Salaryman on his way home on the Tokyo-Osaka Shinkansen. This is about as bad as conditions will ever get: dim light that demands an open aperture and a slow shutter; flourescent lamps to mess up your color balance; fast-moving train shaking you and your subject; short focal distance and no time to steady yourself to catch that weary, resigned posture before he becomes self-concious about it and you lose the moment.
Using the Rollei 35 means guess-focusing, flare-prone (though good quality) lens, fast film, cheap scanner and - quite often - slow shutter speeds. And as the camera encourages a breezy the-devil-may-care attitude to using tripods or stable handholding, the resulting pictures aren't all that high resolution. The shots I normally get are, in practice, oh, 4-6 megapixels or so. Use a high-resolution film, put the camera on a tripod and measure the actual distance and you can probably get upwards of 10mp, and more than that with a high-quality scanner. But why would I? If I want high resolution I already have other cameras for that. And I enjoy the pictures I get all the more for their grain, slightly off color and motion blur.
In fact, apart from the weight this is very nearly exactly what I was looking for when I wrote about the reusable Fuji camera last year: a tiny, fun wide-angle point and shoot, but with better optics and some way to set focus, aperture and shutter speed. I got all that, and a camera that oozes precision engineering out of every pore (being a Rollei, it of course oozes it in a predictable, reliable, perfectly controlled manner).
Standing bar in Ikebukuro. For whatever reason, people seem much less self-concious about film cameras than digital ones. A digital camera is a nuisance, or even threatening. A film camera is amusing and a little quaint.
A few tips for use:
- To wind the film you close the cover, pull out the lens and shoot-wind-shoot-wind... until you get to frame '1'. However, in practice the first "real" frame is two frames before '1', so you may want to make use of that.
- Remember, the lens needs to be pulled out, then twisted to lock. Nothing happens if you forget this. And you can't unlock and retract the lens until you wind the film. If you shot the last frame you can't wind the film any longer, so you need to wind back the roll before you can close the camera.
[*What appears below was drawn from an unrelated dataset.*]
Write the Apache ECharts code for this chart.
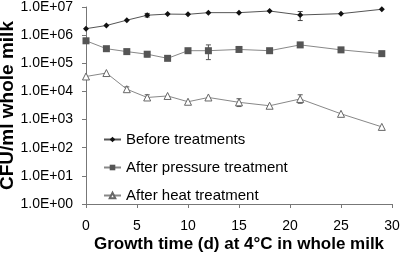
<!DOCTYPE html>
<html>
<head>
<meta charset="utf-8">
<script src="https://cdn.jsdelivr.net/npm/echarts@6/dist/echarts.min.js"></script>
<style>
  html, body { margin: 0; padding: 0; background: #fff; }
  #chart { width: 400px; height: 254px; }
</style>
</head>
<body>
<div id="chart"></div>
<script>
// days of storage
const days = [0, 2, 4, 6, 8, 10, 12, 15, 18, 21, 25, 29];

// CFU/ml
const beforeVals = [1.7e6, 2.2e6, 3.4e6, 5.1e6, 5.6e6, 5.5e6, 6.3e6, 6.3e6, 7.2e6, 5.2e6, 5.8e6, 8.3e6];
const pressureVals = [6.3e5, 3.3e5, 2.6e5, 2.1e5, 1.5e5, 2.8e5, 2.8e5, 3.1e5, 2.8e5, 4.5e5, 3.0e5, 2.2e5];
const heatVals = [3.4e4, 4.5e4, 1.2e4, 6.1e3, 6.9e3, 4.3e3, 6.1e3, 4.1e3, 3.1e3, 5.4e3, 1.6e3, 5.5e2];

// error bars: [day, low, high]
const beforeErr = [[6, 4.4e6, 5.9e6], [21, 3.3e6, 6.9e6]];
const pressureErr = [[6, 1.7e5, 2.4e5], [12, 1.35e5, 4.5e5]];
const heatErr = [[4, 9.9e3, 1.45e4], [6, 5.1e3, 7.6e3], [15, 2.9e3, 5.5e3], [21, 3.8e3, 7.6e3]];

const seriesNames = ['Before treatments', 'After pressure treatment', 'After heat treatment'];

const font = 'Liberation Sans, Arial, sans-serif';

function pairs(vals) {
    return days.map((d, i) => [d, vals[i]]);
}

function errSeries(data, color) {
    return {
        type: 'custom',
        data: data,
        z: 1,
        renderItem: function (params, api) {
            const x = api.value(0);
            const lo = api.coord([x, api.value(1)]);
            const hi = api.coord([x, api.value(2)]);
            const w = 2.5;
            const st = { stroke: color, lineWidth: 1 };
            return {
                type: 'group',
                children: [
                    { type: 'line', shape: { x1: lo[0], y1: lo[1], x2: hi[0], y2: hi[1] }, style: st },
                    { type: 'line', shape: { x1: lo[0] - w, y1: lo[1], x2: lo[0] + w, y2: lo[1] }, style: st },
                    { type: 'line', shape: { x1: hi[0] - w, y1: hi[1], x2: hi[0] + w, y2: hi[1] }, style: st }
                ]
            };
        }
    };
}

const chart = echarts.init(document.getElementById('chart'));

chart.setOption({
    animation: false,
    backgroundColor: '#fff',
    textStyle: { fontFamily: font },
    grid: { left: 86, right: 8, top: 7, bottom: 50, outerBoundsMode: 'none', containLabel: false },
    legend: {
        orient: 'vertical',
        left: 98,
        top: 127,
        itemGap: 13,
        itemWidth: 17,
        itemHeight: 7,
        textStyle: { fontSize: 15, color: '#000', fontFamily: font },
        data: seriesNames
    },
    xAxis: {
        type: 'value',
        min: 0,
        max: 30,
        interval: 5,
        axisLine: { lineStyle: { color: '#777' } },
        axisTick: { show: true, length: 4, lineStyle: { color: '#777' } },
        splitLine: { show: false },
        axisLabel: { fontSize: 14, color: '#000', margin: 15, fontFamily: font },
        name: 'Growth time (d) at 4°C in whole milk',
        nameLocation: 'middle',
        nameGap: 32,
        nameMoveOverlap: false,
        nameTextStyle: { fontSize: 17, fontWeight: 'bold', color: '#000', fontFamily: font }
    },
    yAxis: {
        type: 'log',
        logBase: 10,
        min: 1,
        max: 1e7,
        axisLine: { show: true, lineStyle: { color: '#777' } },
        axisTick: { show: true, length: 4, lineStyle: { color: '#777' } },
        splitLine: { show: false },
        minorTick: { show: false },
        axisLabel: {
            fontSize: 14,
            color: '#000',
            margin: 13,
            fontFamily: font,
            formatter: function (v) {
                const e = Math.round(Math.log10(v));
                return '1.0E+' + (e < 10 ? '0' + e : e);
            }
        },
        name: 'CFU/ml whole milk',
        nameLocation: 'middle',
        nameGap: 69,
        nameMoveOverlap: false,
        nameTextStyle: { fontSize: 19, fontWeight: 'bold', color: '#000', fontFamily: font }
    },
    series: [
        errSeries(beforeErr, '#444'),
        errSeries(pressureErr, '#555'),
        errSeries(heatErr, '#555'),
        {
            name: seriesNames[0],
            type: 'line',
            data: pairs(beforeVals),
            symbol: 'diamond',
            symbolSize: 6,
            lineStyle: { color: '#555', width: 1 },
            itemStyle: { color: '#111' },
            z: 3
        },
        {
            name: seriesNames[1],
            type: 'line',
            data: pairs(pressureVals),
            symbol: 'rect',
            symbolSize: 7,
            lineStyle: { color: '#888', width: 1 },
            itemStyle: { color: '#555' },
            z: 3
        },
        {
            name: seriesNames[2],
            type: 'line',
            data: pairs(heatVals),
            symbol: 'triangle',
            symbolSize: 7,
            lineStyle: { color: '#888', width: 1 },
            itemStyle: { color: '#fff', borderColor: '#666', borderWidth: 1 },
            z: 3
        }
    ]
});
</script>
</body>
</html>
- Make sure you don't hold your finger on the shutter as you wind the film; it can accidentally disengage the winding mechanism, so you end up taking a double exposure. Unfortunately, this doesn't seem to be reliably repeatable (and I'm not sure it's good for the mechanism) so you can't really use it on purpose either.
- The lens is prone to flare. A hood is a good idea. I got a Rollei collapsible rubber hood with my camera that fits perfectly.
- The shutter button is not a trigger. It actually holds the shutter open, while the shutter timer is a trigger that closes the shutter again. So if you release the shutter button before the exposure is done you'll close the shutter too early and get an underexposed picture. Keep the finer on the shutter until you're done, in other words.
- There's no visual indication when you have rewound the roll. Make sure you've really rewound the whle thing before you open the camera. I lost part of my first roll when I opened it halfway.
Would I use this as my main camera? Nope. It's too limited - though what it does do, it does well. Would I recommend it as a beginner's film camera? Umm, no. It's a bit too weird and unforgiving. But I can happily recommend it for those who like using film, who like street photography and who want a tiny camera to take along for those chance opportunities that keep showing up if only you look for them.